The Likud leader, Binyamin Netanyahu, sounds nervous about how far he will go in resisting the Oslo agreement. One Likud MP who suggested last week that all 32 of the party's Knesset representatives (MPs) should get themselves jailed to shock the nation awake encountered a distinct lack of enthusiasm among his colleagues.

At the same time, Baruch Goldstein's tomb at Kiryat Arba, on the outskirts of Hebron, is a place of pilgrimage. It would not take many settlers who want to emulate him to disrupt an accord as finely balanced as that which is likely to be signed between Israel and the PLO in Washington on 25 July. It creates, in effect, two authorities on the West Bank and a web of conflicting jurisdictions. Bypass roads are being hastily built around Nablus and the other Palestinian cities, but there are still hundreds of points of friction where militant settlers might provoke a clash.

Vicky Berglas from Karnei Shomron, six miles from Kdumim, where she is head of the political action committee, says she finds horrific the idea that her teenage daughters might be stopped on the roads by Palestinian policemen. "A lot of people here are frightened," says Mrs Berglas. She has started to carry a Browning pistol, and admits: "I have been involved in going into Arab villages and scaring the hell out of them." She adds that any armed attack on settlers will lead to them retaliating against local Palestinians.

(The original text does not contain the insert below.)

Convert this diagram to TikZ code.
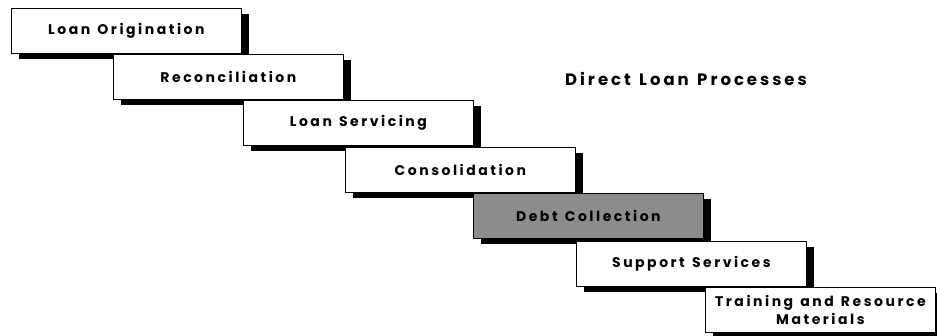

Settlers often threaten civil war, but so far they are unsure of their strategy. They are mostly professional people who work in greater Tel Aviv as accountants, doctors and lawyers. Few actually work in the settlements, and most have a lot to lose.

The fears of the Israeli settlers at Kdumim and Karnei Shomron are exactly mirrored by Palestinians in nearby Nablus.People here say they fear Israel will put checkpoints on the road leading into the city and isolate it from the rest of the West Bank.

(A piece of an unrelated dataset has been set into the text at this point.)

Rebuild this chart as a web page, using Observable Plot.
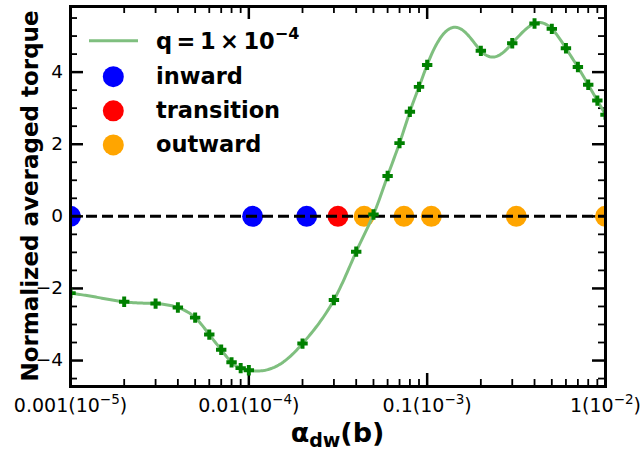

The most likely outcome is that Israel will abandon the more isolated settlements. The most serious conflict will come in the heavily concentrated settlements around Ariel, Immanuel, Karnei Shomron and Kdumim. The land here is also important because of its water resources.

The settlers alone cannot sabotage the PLO-Israeli accords as politically they are too weak. But as their isolation deepens settlers will become more desperate, and the desperation will probably turn to violence.